As for the first, I guess we'll have to wait and see. I was surprised to read that GM had a petition at the DOT to roll out a 2,500 AV fleet in SF or Scottsdale in 2019. We'll see if DOT approves. GM claims that its AVs are safe.

It's not as if the nascent AV industry hasn't thought about the problems you raised. They're spending billions trying to solve them and the investments are rapidly increasing. The tech guys and the money guys see big progress. All we know for sure is that the technology will improve quickly over time as semiconductor, sensor, and AI improve. I think you agreed that this was feasible in an earlier post. So its really a matter of time. I'm trying to think of another industry of this magnitude where everyone was all in -- in this industry every car manufacturer is devoting massive dollars, the two leading CPU/GPU companies - Intel and Nvidea - are all in, the parts guys are all in, several tech companies (Google) are in, the truck producers are in, and the ride services are all in.

The Uber example kinda disproves your point. Prior to Uber, the cost and inconvenience (as well as regulation) of taxis, limited their use. Today Uber is valued in the billions because it is able to provide on-demand taxi service in minutes with ease of payment. That convenience and cost has caused the demand for those services to explode making it feasible to leave the car at home, do without a car all together, and make a trip that would not have otherwise been made due to inconvenience or cost. The fleet model makes great sense for the urban environment. AV will take over that expanding market when its overall cost is less than an IC Uber.

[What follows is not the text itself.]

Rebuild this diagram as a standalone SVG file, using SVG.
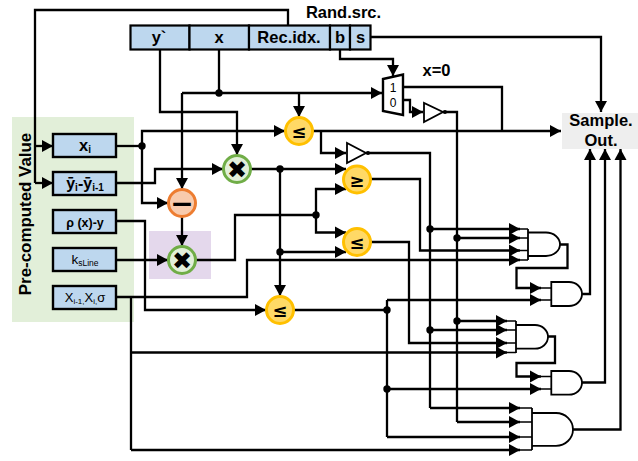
<svg xmlns="http://www.w3.org/2000/svg" width="638" height="461" viewBox="0 0 638 461">
  <style>
    text { font-family: "Liberation Sans", Arial, sans-serif; fill: #000; text-anchor: middle; }
    .b { font-weight: bold; }
    .field { fill: #bdd7ee; stroke: #000; stroke-width: 2.200; }
    .reg { fill: #bdd7ee; stroke: #000; stroke-width: 2.400; }
    .w { fill: none; stroke: #000; stroke-width: 2.300; stroke-linejoin: miter; }
    .a { marker-end: url(#tip); }
    .stub { fill: none; stroke: #000; stroke-width: 1.500; }
    .gate { fill: #fff; stroke: #000; stroke-width: 1.800; }
    .dot { fill: #000; }
    .cmp { fill: #ffd966; stroke: #ffc000; stroke-width: 3; }
    .mul { fill: #e2efd9; stroke: #70ad47; stroke-width: 3; }
    .sub { fill: #f8cbad; stroke: #ed7d31; stroke-width: 3; }
    .op { font-family: "DejaVu Sans", sans-serif; font-weight: bold; }
  </style>
  <defs>
    <marker id="tip" markerUnits="userSpaceOnUse" markerWidth="12" markerHeight="14" refX="11" refY="6.500" orient="auto" overflow="visible">
      <path d="M0,0.500 L11,6.500 L0,12.500 Z" fill="#000"/>
    </marker>
  </defs>

  <!-- Background panels -->
  <rect x="12" y="117" width="122" height="205" fill="#e2efd9"/>
  <rect x="149" y="231" width="62" height="48" fill="#e4d8ec"/>
  <rect x="562" y="113" width="76" height="36" fill="#eeeeee"/>

  <g id="connectors">
    <!-- Record index feed to the pre-computed registers -->
    <path class="w" d="M288,25 V10 H35 V183"/>
    <path class="w a" d="M35,146 H53"/>
    <path class="w a" d="M35,183 H53"/>
    <!-- Sample fields -->
    <path class="w a" d="M160,49 V112 H237 V155"/>
    <path class="w" d="M219,49 V93"/>
    <path class="w a" d="M182,93 H382"/>
    <path class="w a" d="M182,93 V189"/>
    <path class="w a" d="M299,93 V117"/>
    <path class="w a" d="M340,49 V59 H393 V76"/>
    <path class="w a" d="M370,37 H601 V112"/>
    <!-- Register outputs -->
    <path class="w" d="M116,146 H142"/>
    <path class="w a" d="M142,146 V131 H285"/>
    <path class="w a" d="M142,146 V203 H168"/>
    <path class="w a" d="M116,183 H155 V169 H223"/>
    <path class="w a" d="M116,221 H145 V310 H266"/>
    <path class="w a" d="M116,260 H168"/>
    <path class="w a" d="M116,297 H247 V260 H520"/>
    <path class="w" d="M131,297 V450"/>
    <path class="w a" d="M131,352.500 H507"/>
    <path class="w a" d="M131,450 H520"/>
    <!-- Arithmetic chain -->
    <path class="w a" d="M182,217 V246"/>
    <path class="w" d="M196,260 H235 V215 H316"/>
    <path class="w a" d="M316,215 V189 H346"/>
    <path class="w a" d="M316,215 V232.500 H346"/>
    <path class="w a" d="M251,169 H346"/>
    <path class="w a" d="M280,169 V296"/>
    <path class="w a" d="M280,252 H346"/>
    <!-- Comparator outputs -->
    <path class="w a" d="M313,131 H561"/>
    <path class="w a" d="M321,131 V153 H346"/>
    <path class="w" d="M366,153 H430 V408"/>
    <path class="w a" d="M430,408 H520"/>
    <path class="w a" d="M430,229 H520"/>
    <path class="w a" d="M430,330 H507"/>
    <path class="w a" d="M371,179 H420 V250.500 H520"/>
    <path class="w a" d="M371,242 H409 V343 H507"/>
    <path class="w" d="M294,310 H387"/>
    <path class="w a" d="M387,300 H541"/>
    <path class="w" d="M387,300 V437"/>
    <path class="w a" d="M387,389 H541"/>
    <path class="w a" d="M387,437 H520"/>
    <!-- Multiplexer outputs -->
    <path class="w" d="M403,87 H502 V131"/>
    <path class="w a" d="M403,100 H410 V112 H423"/>
    <path class="w" d="M443,112 H457 V422"/>
    <path class="w a" d="M457,422 H520"/>
    <path class="w a" d="M457,238 H520"/>
    <path class="w a" d="M457,321 H507"/>
    <!-- Gate chaining and outputs -->
    <path class="w a" d="M560,244.500 H567.500 V268 H516.500 V288 H541"/>
    <path class="w a" d="M547,336.500 H555 V363 H516.500 V376.500 H541"/>
    <path class="w a" d="M582,294 H590 V149"/>
    <path class="w a" d="M582,382.500 H605 V149"/>
    <path class="w a" d="M573,429.500 H620.500 V149"/>
    <!-- Input stubs on the gates -->
    <path class="stub" d="M520,229 H528 M520,238 H528 M520,250.500 H528 M520,260 H528"/>
    <path class="stub" d="M541,288 H551 M541,300 H551"/>
    <path class="stub" d="M507,321 H516 M507,330 H516 M507,343 H516 M507,352.500 H516"/>
    <path class="stub" d="M541,376.500 H551 M541,389 H551"/>
    <path class="stub" d="M520,408 H532 M520,422 H532 M520,437 H532 M520,450 H532"/>
    <!-- Junctions -->
    <g class="dot">
      <circle cx="219" cy="93" r="3.700"/>
      <circle cx="142" cy="146" r="3.700"/>
      <circle cx="280" cy="169" r="3.700"/>
      <circle cx="316" cy="215" r="3.700"/>
      <circle cx="280" cy="252" r="3.700"/>
      <circle cx="430" cy="229" r="3.700"/>
      <circle cx="457" cy="238" r="3.700"/>
      <circle cx="387" cy="310" r="3.700"/>
      <circle cx="457" cy="321" r="3.700"/>
      <circle cx="430" cy="330" r="3.700"/>
      <circle cx="387" cy="389" r="3.700"/>
    </g>
  </g>

  <!-- Random source word -->
  <g id="source-word">
    <rect class="field" x="130.500" y="25.500" width="59" height="24"/>
    <text class="b" x="159" y="43" font-size="16.500">y`</text>
    <rect class="field" x="189.500" y="25.500" width="59.500" height="24"/>
    <text class="b" x="219" y="43" font-size="16.500">x</text>
    <rect class="field" x="249" y="25.500" width="81" height="24"/>
    <text class="b" x="289" y="43" font-size="16.500">Rec.idx.</text>
    <rect class="field" x="330" y="25.500" width="20" height="24"/>
    <text class="b" x="340" y="43" font-size="16.500">b</text>
    <rect class="field" x="350" y="25.500" width="20.500" height="24"/>
    <text class="b" x="360.500" y="43" font-size="16.500">s</text>
  </g>
  <text class="b" x="343.500" y="17.500" font-size="16.500">Rand.src.</text>
  <text class="b" x="436.500" y="76" font-size="16.500">x=0</text>

  <text class="b" transform="translate(31,214) rotate(-90)" font-size="16.900">Pre-computed Value</text>

  <!-- Pre-computed registers -->
  <g id="reg-xi">
    <rect class="reg" x="53" y="134" width="63" height="23"/>
    <text class="b" x="85" y="151" font-size="16.500">x<tspan font-size="10" dy="2">i</tspan></text>
  </g>
  <g id="reg-dy">
    <rect class="reg" x="53" y="172" width="63" height="23"/>
    <text class="b" x="85" y="189" font-size="16">ȳ<tspan font-size="10" dy="2">i</tspan><tspan dy="-2">-ȳ</tspan><tspan font-size="10" dy="2">i-1</tspan></text>
  </g>
  <g id="reg-rho">
    <rect class="reg" x="53" y="210" width="63" height="23"/>
    <text class="b" x="85" y="227" font-size="12.500">ρ (x)-y</text>
  </g>
  <g id="reg-k">
    <rect class="reg" x="53" y="248" width="63" height="23"/>
    <text x="85" y="264" font-size="13.500">k<tspan font-size="8.500" dy="2">sLine</tspan></text>
  </g>
  <g id="reg-x">
    <rect class="reg" x="53" y="286" width="63" height="23"/>
    <text x="85" y="302" font-size="13">X<tspan font-size="8" dy="2">i-1,</tspan><tspan dy="-2">X</tspan><tspan font-size="8" dy="2">i,</tspan><tspan dy="-2">σ</tspan></text>
  </g>

  <!-- Arithmetic units -->
  <g id="cmp-top"><circle class="cmp" cx="299" cy="131" r="13.500"/><text class="op" x="299" y="138" font-size="18">≤</text></g>
  <g id="mul-x"><circle class="mul" cx="237" cy="169" r="13.500"/><text class="op" x="237" y="178" font-size="24">✖</text></g>
  <g id="sub"><circle class="sub" cx="182" cy="203" r="13.500"/><text class="op" x="182" y="212.500" font-size="28">−</text></g>
  <g id="mul-k"><circle class="mul" cx="182" cy="260" r="13.500"/><text class="op" x="182" y="269" font-size="24">✖</text></g>
  <g id="cmp-ge"><circle class="cmp" cx="357" cy="179.500" r="13.500"/><text class="op" x="357" y="186.500" font-size="18">≥</text></g>
  <g id="cmp-le"><circle class="cmp" cx="357" cy="242" r="13.500"/><text class="op" x="357" y="249" font-size="18">≤</text></g>
  <g id="cmp-bottom"><circle class="cmp" cx="280" cy="310" r="13.500"/><text class="op" x="280" y="317" font-size="18">≤</text></g>

  <!-- Multiplexer -->
  <g id="mux">
    <path d="M383,79 L403,74.500 V115 L383,111 Z" fill="#fff" stroke="#000" stroke-width="2.400"/>
    <text x="393" y="91.500" font-size="12">1</text>
    <text x="393" y="107" font-size="12">0</text>
  </g>

  <!-- Inverters -->
  <g id="buf-a">
    <path class="gate" d="M424,103 V122 L443,112 Z"/>
    <circle class="dot" cx="445" cy="112" r="2"/>
  </g>
  <g id="buf-b">
    <path class="gate" d="M347,143 V163 L366,153 Z"/>
    <circle class="dot" cx="368" cy="153" r="2"/>
  </g>

  <!-- AND gates -->
  <g id="and-1"><path class="gate" d="M528,229 V260 M528,232.500 H546 A14,11.750 0 0 1 546,256 H528"/></g>
  <g id="and-2"><path class="gate" d="M551.300,282 V306 H569 A13,12 0 0 0 569,282 Z"/></g>
  <g id="and-3"><path class="gate" d="M516,321 V353 M516,325 H535 A13,11.850 0 0 1 535,348.700 H516"/></g>
  <g id="and-4"><path class="gate" d="M551.300,371 V394.700 H569 A13,11.850 0 0 0 569,371 Z"/></g>
  <g id="and-5"><path class="gate" d="M532,408 V450 M532,413 H556 A17,16.400 0 0 1 556,445.800 H532"/></g>

  <!-- Sample output -->
  <g id="sample-out">
    <text class="b" x="601" y="126" font-size="16.500">Sample.</text>
    <text class="b" x="601" y="146" font-size="16.500">Out.</text>
  </g>
</svg>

As this scales, there will be less driver-owned vehicles on city streets and less need for street and underground parking. Less congestion. The biggest benefits are in the most densely populated and congested cities. Less congestion means everything is faster. (Unless you assume poor technology.)

As for rural areas, it's likely AV will be individually owned, at least at first due to the lack of density. Pretty simple economics - if the total cost of ownership for AV is less than IC, it will take off. That total cost includes the convenience of not having to drive. It depends how you (and the market) value your time. So when you do your comparisons, make them apples to apples: fleet to fleet or individually owned to individually owned. Also,the convenience factor will expand the ratio of fleet to individual ownership over time. The long-haul trucking future is subject to the same economics.

So at the end of the day, I think your argument boils down to how quickly the technology develops. The cost saving trend is already baked into the underlying declining-cost technologies (batteries, sensors, and semiconductors) and scale..
If the same people need to get to the same places at the same times as they are doing now, but driving themselves rather than the car driving them, how is that relieving congestion? It will be the same amount of vehicles on the road. The advocates of AV say their cars can drive better than humans and that because they can, more cars can be on the road at the same time at a higher rate of speed. They say one advantage of the AV tech is that each car knows where the other car is programmed to go, so all cars can anticipate other cars lane changes and speed changes. It all sounds great until there is a person driving himself in a non-AV vehicle. The movement of AV from the lab environment to the real world is going to hurt and kill people because no tech ever has behaved in the real world fault free as it did in the lab. Hurting and killing people will not go over well with the DOT and the trial lawyers.

Everyone thinks because their iPhone can take a picture and instantly send it across the world to another person, AV is just going to pop out in 5 years and be error free. That is apples and oranges.